┌──

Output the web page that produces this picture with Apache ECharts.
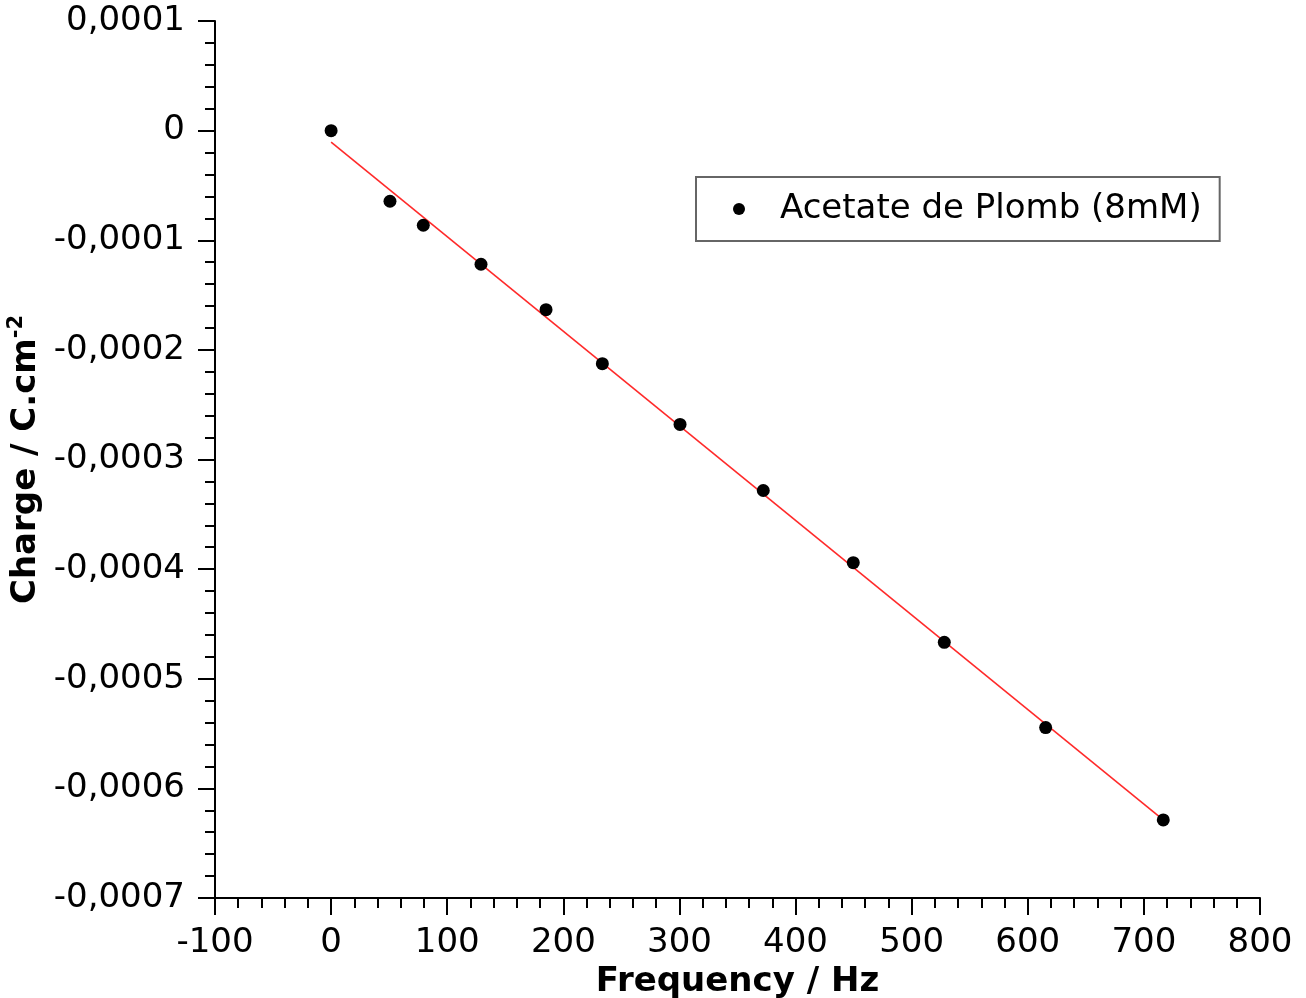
<!DOCTYPE html>
<html>
<head>
<meta charset="utf-8">
<title>Charge vs Frequency</title>
<script src="https://cdn.jsdelivr.net/npm/echarts@6/dist/echarts.min.js"></script>
<style>
  html, body { margin: 0; padding: 0; background: #fff; }
  #main { width: 1306px; height: 998px; }
</style>
</head>
<body>
<div id="main"></div>
<script>
// points
var freq = [0, 50.7, 79.4, 129.1, 185.1, 233.6, 300.5, 372.2, 449.7, 528.1, 615.4, 716.7];
var charge = [0, -0.0000644, -0.0000863, -0.0001219, -0.0001633, -0.0002126, -0.000268,
              -0.0003283, -0.0003941, -0.0004668, -0.0005445, -0.0006288];
// fitted line, two end points
var fitX = [0, 716.7];
var fitY = [-0.0000105, -0.0006288];

var seriesName = 'Acetate de Plomb (8mM)';
var font = 'DejaVu Sans';

var myChart = echarts.init(document.getElementById('main'));

function commaLabel(v) {
  if (Math.abs(v) < 1e-12) return '0';
  return v.toFixed(4).replace('.', ',');
}

var option = {
  backgroundColor: '#fff',
  animation: false,
  grid: { left: 215, right: 46, top: 21, bottom: 100, outerBoundsMode: 'none', containLabel: false },
  legend: {
    data: [seriesName],
    left: 696,
    top: 177,
    orient: 'vertical',
    icon: 'circle',
    itemWidth: 12,
    itemHeight: 12,
    padding: [15, 18, 15, 37],
    borderColor: '#666',
    borderWidth: 2,
    textStyle: { fontFamily: font, fontSize: 34, color: '#000', lineHeight: 34, padding: [0, 0, 0, 30] }
  },
  xAxis: {
    type: 'value',
    min: -100,
    max: 800,
    interval: 100,
    splitLine: { show: false },
    axisLine: { onZero: false, lineStyle: { color: '#000', width: 2 } },
    axisTick: { length: 17, lineStyle: { color: '#000', width: 2 } },
    minorTick: { show: true, splitNumber: 5, length: 10, lineStyle: { color: '#000', width: 2 } },
    axisLabel: { fontFamily: font, fontSize: 34, color: '#000', margin: 28 },
    name: 'Frequency / Hz',
    nameLocation: 'middle',
    nameGap: 66,
    nameTextStyle: { fontFamily: font, fontSize: 34, fontWeight: 'bold', color: '#000' }
  },
  yAxis: {
    type: 'value',
    min: -0.0007,
    max: 0.0001,
    interval: 0.0001,
    splitLine: { show: false },
    axisLine: { onZero: false, lineStyle: { color: '#000', width: 2 } },
    axisTick: { length: 17, lineStyle: { color: '#000', width: 2 } },
    minorTick: { show: true, splitNumber: 5, length: 10, lineStyle: { color: '#000', width: 2 } },
    axisLabel: { fontFamily: font, fontSize: 34, color: '#000', margin: 30, formatter: commaLabel },
    name: '{a|Charge / C.cm}{s|-2}',
    nameLocation: 'middle',
    nameRotate: 90,
    nameGap: 165,
    nameTextStyle: {
      rich: {
        a: { fontFamily: font, fontSize: 34, fontWeight: 'bold', color: '#000', lineHeight: 40 },
        s: { fontFamily: font, fontSize: 21, fontWeight: 'bold', color: '#000', lineHeight: 40, verticalAlign: 'top', padding: [0, 0, 16, 0] }
      }
    }
  },
  series: [{
    name: 'fit',
    type: 'line',
    data: fitX.map(function (x, i) { return [x, fitY[i]]; }),
    symbol: 'none',
    lineStyle: { color: '#ff2a2a', width: 1.6 },
    silent: true,
    z: 2
  }, {
    name: seriesName,
    type: 'scatter',
    data: freq.map(function (x, i) { return [x, charge[i]]; }),
    symbol: 'circle',
    symbolSize: 13,
    itemStyle: { color: '#000', opacity: 1 },
    z: 3
  }]
};

myChart.setOption(option);
</script>
</body>
</html>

└──

- [Your objective] Transcribe all the lines above exactly, apart from the pictures.

- [Expected answer]
Output the web page that produces this picture with Apache ECharts.
<!DOCTYPE html>
<html>
<head>
<meta charset="utf-8">
<title>Charge vs Frequency</title>
<script src="https://cdn.jsdelivr.net/npm/echarts@6/dist/echarts.min.js"></script>
<style>
  html, body { margin: 0; padding: 0; background: #fff; }
  #main { width: 1306px; height: 998px; }
</style>
</head>
<body>
<div id="main"></div>
<script>
// points
var freq = [0, 50.7, 79.4, 129.1, 185.1, 233.6, 300.5, 372.2, 449.7, 528.1, 615.4, 716.7];
var charge = [0, -0.0000644, -0.0000863, -0.0001219, -0.0001633, -0.0002126, -0.000268,
              -0.0003283, -0.0003941, -0.0004668, -0.0005445, -0.0006288];
// fitted line, two end points
var fitX = [0, 716.7];
var fitY = [-0.0000105, -0.0006288];

var seriesName = 'Acetate de Plomb (8mM)';
var font = 'DejaVu Sans';

var myChart = echarts.init(document.getElementById('main'));

function commaLabel(v) {
  if (Math.abs(v) < 1e-12) return '0';
  return v.toFixed(4).replace('.', ',');
}

var option = {
  backgroundColor: '#fff',
  animation: false,
  grid: { left: 215, right: 46, top: 21, bottom: 100, outerBoundsMode: 'none', containLabel: false },
  legend: {
    data: [seriesName],
    left: 696,
    top: 177,
    orient: 'vertical',
    icon: 'circle',
    itemWidth: 12,
    itemHeight: 12,
    padding: [15, 18, 15, 37],
    borderColor: '#666',
    borderWidth: 2,
    textStyle: { fontFamily: font, fontSize: 34, color: '#000', lineHeight: 34, padding: [0, 0, 0, 30] }
  },
  xAxis: {
    type: 'value',
    min: -100,
    max: 800,
    interval: 100,
    splitLine: { show: false },
    axisLine: { onZero: false, lineStyle: { color: '#000', width: 2 } },
    axisTick: { length: 17, lineStyle: { color: '#000', width: 2 } },
    minorTick: { show: true, splitNumber: 5, length: 10, lineStyle: { color: '#000', width: 2 } },
    axisLabel: { fontFamily: font, fontSize: 34, color: '#000', margin: 28 },
    name: 'Frequency / Hz',
    nameLocation: 'middle',
    nameGap: 66,
    nameTextStyle: { fontFamily: font, fontSize: 34, fontWeight: 'bold', color: '#000' }
  },
  yAxis: {
    type: 'value',
    min: -0.0007,
    max: 0.0001,
    interval: 0.0001,
    splitLine: { show: false },
    axisLine: { onZero: false, lineStyle: { color: '#000', width: 2 } },
    axisTick: { length: 17, lineStyle: { color: '#000', width: 2 } },
    minorTick: { show: true, splitNumber: 5, length: 10, lineStyle: { color: '#000', width: 2 } },
    axisLabel: { fontFamily: font, fontSize: 34, color: '#000', margin: 30, formatter: commaLabel },
    name: '{a|Charge / C.cm}{s|-2}',
    nameLocation: 'middle',
    nameRotate: 90,
    nameGap: 165,
    nameTextStyle: {
      rich: {
        a: { fontFamily: font, fontSize: 34, fontWeight: 'bold', color: '#000', lineHeight: 40 },
        s: { fontFamily: font, fontSize: 21, fontWeight: 'bold', color: '#000', lineHeight: 40, verticalAlign: 'top', padding: [0, 0, 16, 0] }
      }
    }
  },
  series: [{
    name: 'fit',
    type: 'line',
    data: fitX.map(function (x, i) { return [x, fitY[i]]; }),
    symbol: 'none',
    lineStyle: { color: '#ff2a2a', width: 1.6 },
    silent: true,
    z: 2
  }, {
    name: seriesName,
    type: 'scatter',
    data: freq.map(function (x, i) { return [x, charge[i]]; }),
    symbol: 'circle',
    symbolSize: 13,
    itemStyle: { color: '#000', opacity: 1 },
    z: 3
  }]
};

myChart.setOption(option);
</script>
</body>
</html>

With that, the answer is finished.